Our continuing mission is to keep on seeking out new worlds of faith.
To boldly go where no faith has gone before.
And on this week’s episode we are going to do precisely that. We are going to push the faith envelope and mail ourselves to another dimension.
In fact, don’t cue the theme music for Faith Trek. We are going to go so boldly that this is more appropriately Faith Trek: The Next Generation.
Previously, on Faith Trek, remember, Jesus encountered the Roman centurion, whose faith was so strong that he told Jesus to simply speak the word and his servant would be healed.

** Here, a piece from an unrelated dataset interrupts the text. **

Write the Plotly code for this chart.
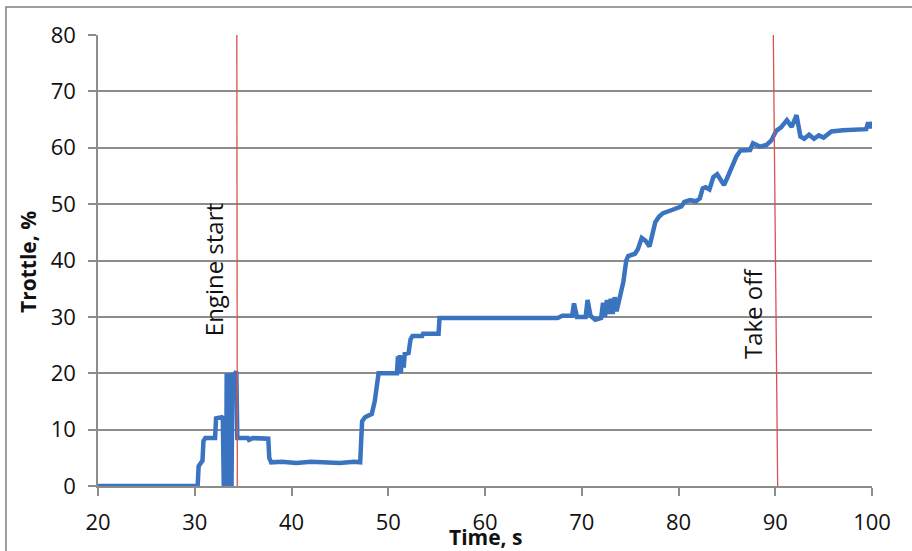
import plotly.graph_objects as go

# Time (s) and throttle (%)
time_s = [20.0, 30.3, 30.4, 30.6, 30.8, 30.9, 31.1, 32.1, 32.2, 32.8, 32.9, 33.0, 33.15, 33.2, 33.25,
          33.3, 33.35, 33.45, 33.5, 33.55, 33.65, 33.7, 33.8, 33.9, 34.0, 34.3, 34.4, 35.5, 35.6,
          36.0, 37.6, 37.7, 37.9, 39.0, 40.5, 42.0, 43.5, 45.0, 46.5, 47.1, 47.2, 47.3, 47.6, 48.3,
          48.6, 48.8, 49.0, 50.9, 51.0, 51.1, 51.2, 51.3, 51.4, 51.6, 51.7, 52.1, 52.3, 52.5, 53.5,
          53.6, 55.2, 55.3, 60.0, 65.0, 67.5, 68.0, 69.0, 69.2, 69.5, 70.4, 70.6, 70.9, 71.4, 72.0,
          72.2, 72.4, 72.6, 72.8, 73.0, 73.2, 73.4, 73.6, 73.9, 74.1, 74.3, 74.6, 74.8, 75.5, 75.8,
          76.2, 76.6, 77.0, 77.2, 77.6, 78.0, 78.4, 79.4, 80.3, 80.6, 81.2, 81.8, 82.2, 82.5, 82.8,
          83.2, 83.6, 84.0, 84.3, 84.7, 85.0, 85.3, 85.6, 86.0, 86.4, 87.4, 87.7, 88.4, 89.1, 89.6,
          90.1, 90.6, 91.2, 91.7, 92.2, 92.5, 92.6, 93.0, 93.5, 94.0, 94.5, 95.0, 95.5, 95.8, 97.0,
          98.0, 99.0, 99.4, 99.6, 99.8, 100.0]
throttle = [0.0, 0.0, 3.5, 4.2, 4.5, 8.0, 8.5, 8.5, 12.0, 12.2, 12.0, 0.0, 0.0, 12.0, 0.0,
            20.0, 0.0, 18.0, 0.0, 20.0, 0.0, 20.0, 0.0, 20.0, 19.5, 20.3, 8.5, 8.5, 8.2,
            8.5, 8.4, 5.0, 4.2, 4.3, 4.1, 4.3, 4.2, 4.1, 4.3, 4.2, 8.0, 11.5, 12.2, 12.8,
            15.0, 17.5, 20.0, 20.0, 23.0, 20.0, 23.2, 20.0, 23.0, 21.0, 23.4, 23.6, 26.0, 26.6, 26.6,
            27.0, 27.0, 29.8, 29.8, 29.8, 29.8, 30.2, 30.2, 32.4, 30.0, 30.0, 33.0, 30.2, 29.5, 29.8,
            32.5, 30.0, 33.0, 30.5, 33.2, 30.5, 33.5, 31.0, 33.5, 35.5, 36.2, 40.0, 40.8, 41.2, 42.0,
            44.0, 43.5, 42.5, 44.0, 46.8, 47.8, 48.4, 49.0, 49.6, 50.4, 50.7, 50.5, 51.0, 52.8, 53.0,
            52.6, 54.8, 55.3, 54.5, 53.4, 54.5, 55.7, 56.5, 58.5, 59.5, 59.6, 60.8, 60.2, 60.5, 61.3,
            63.0, 63.6, 64.9, 63.7, 65.8, 63.5, 62.0, 61.6, 62.3, 61.6, 62.2, 61.8, 62.5, 62.9, 63.1,
            63.2, 63.4, 63.3, 64.5, 63.5, 64.6]

x_ticks = [20, 30, 40, 50, 60, 70, 80, 90, 100]
y_ticks = [0, 10, 20, 30, 40, 50, 60, 70, 80]

events = ["Engine start", "Take off"]
event_x_bottom = [34.4, 90.25]
event_x_top = [34.35, 89.8]
event_label_x = [31.9, 87.6]
event_label_y = [38.3, 30.5]

FONT = "Open Sans"

fig = go.Figure()
fig.add_trace(go.Scatter(x=time_s, y=throttle, mode="lines",
                         line=dict(color="#3A74C0", width=4.5), showlegend=False))

shapes = []
for xb, xt in zip(event_x_bottom, event_x_top):
    shapes.append(dict(type="line", xref="x", yref="y", x0=xb, y0=0, x1=xt, y1=80,
                       line=dict(color="#D9534F", width=1.3), layer="above"))
# outer frame
shapes.append(dict(type="rect", xref="paper", yref="paper", x0=-0.1189, y0=-0.16,
                   x1=1.06, y1=1.0621, line=dict(color="#7f7f7f", width=1.5)))

annotations = []
for name, lx, ly in zip(events, event_label_x, event_label_y):
    annotations.append(dict(x=lx, y=ly, xref="x", yref="y", text=name, textangle=-90,
                            showarrow=False, font=dict(family=FONT, size=24, color="#111111")))
annotations.append(dict(x=0.5, y=-0.113, xref="paper", yref="paper", text="<b>Time, s</b>",
                        showarrow=False, yanchor="middle",
                        font=dict(family=FONT, size=21, color="#111111")))
annotations.append(dict(x=-0.0904, y=0.4967, xref="paper", yref="paper", text="<b>Trottle, %</b>",
                        showarrow=False, textangle=-90, xanchor="center", yanchor="middle",
                        font=dict(family=FONT, size=21, color="#111111")))

fig.update_layout(
    width=912, height=551,
    margin=dict(l=98, r=40, t=35, b=65),
    paper_bgcolor="white", plot_bgcolor="white",
    font=dict(family=FONT, size=22, color="#111111"),
    shapes=shapes, annotations=annotations,
    xaxis=dict(range=[20, 100], tickvals=x_ticks, showgrid=False, zeroline=False,
               showline=True, linecolor="#8c8c8c", linewidth=1.5,
               ticks="outside", ticklen=8, tickcolor="#8c8c8c", tickwidth=1.5,
               ticklabelstandoff=8),
    yaxis=dict(range=[0, 80], tickvals=y_ticks, showgrid=True, gridcolor="#8c8c8c",
               gridwidth=1.5, zeroline=False, showline=True, linecolor="#8c8c8c",
               linewidth=1.5, ticks="outside", ticklen=8, tickcolor="#8c8c8c",
               tickwidth=1.5, ticklabelstandoff=8),
)

fig.write_html("out.html", config={"displayModeBar": False},
               post_script="document.body.style.margin='0';")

Jesus was so amazed, saying he had never encountered such strong faith before. “Go! It will be done just as you believed it would,” Jesus told the man and the Roman centurion’s servant was healed at that very moment.
If that healing seems miraculous to us, just look at what the Gospel of Luke has for us this week.
Soon after healing the centurion’s servant, Jesus is on his way to a city called Nain. As he approaches the gates of the city a man who had died is being carried out on a bier. Jesus sees the dead man’s widowed mother, and knows what kind of life a widowed woman will have in that day and age, alone in the world after her only son has died.
The photon torpedoes of sorrow and surrender must have surrounded her mightily. Life’s phasers were not simply set on “stun.” A man was dead. What in the world could Jesus do about that? The crowd following him was surely asking themselves that question. If we were walking with Jesus on that road, we’d be asking ourselves the same thing. Nobody would have been expecting the dead to rise.
So what happens? Exactly what we least expect. Jesus has compassion for the grieving woman, Luke tells us, “and said to her, ‘Do not weep.’” Then Jesus touches the bier and says, “‘Young man, I say to you, rise!’”
The young man does just that and begins to speak.
Yet, so utterly believable.
And something, I suspect, that each of us has encountered in our own lives, if we think about it.
Something about our life was dead and through our faith in God’s grace and love, through our faith in Jesus’ witness to that grace and love, and his promise of the Holy Spirit, we have risen from that “dead” self into a new life.
We have left that “bier” behind.
To echo the 46th Psalm, something about our life was keeping us prisoner—some hurt, behavior, circumstance. Whatever.
And the Lord set us free.
Something about our life made us feel blind.
And the Lord opened our eyes.
Something about our life was bowing us down.
And the Lord lifted us up.
Something about our life made us feel as alone in this world as an orphan or a widow.
And the Lord surrounded us with his healing presence.
Yes, I suspect we have all, at some point in our lives, felt Jesus touch our “bier”—touch whatever it was that was keeping us prisoner, blinding us, bowing us down or making us feel isolated from God’s love—and say to us, “Rise!”
I know that I have.
There are all sorts of “biers” in the world and Jesus can, and will, touch every one of them.
If there is something in your life that makes you feel imprisoned, blind or bowed down, why wait another day to feel the voice of Jesus telling you to rise?
Let these words soak into your soul: “You Are Loved—Always.” That is the Holy Spirit of God speaking and Jesus, our Shepherd, has led us to those words. Take those words with you and, some time later today, find a quiet moment. Just you and the Lord. Let Jesus touch your “bier” with the truth of those words.
Then feel your soul rise at the speed of Light.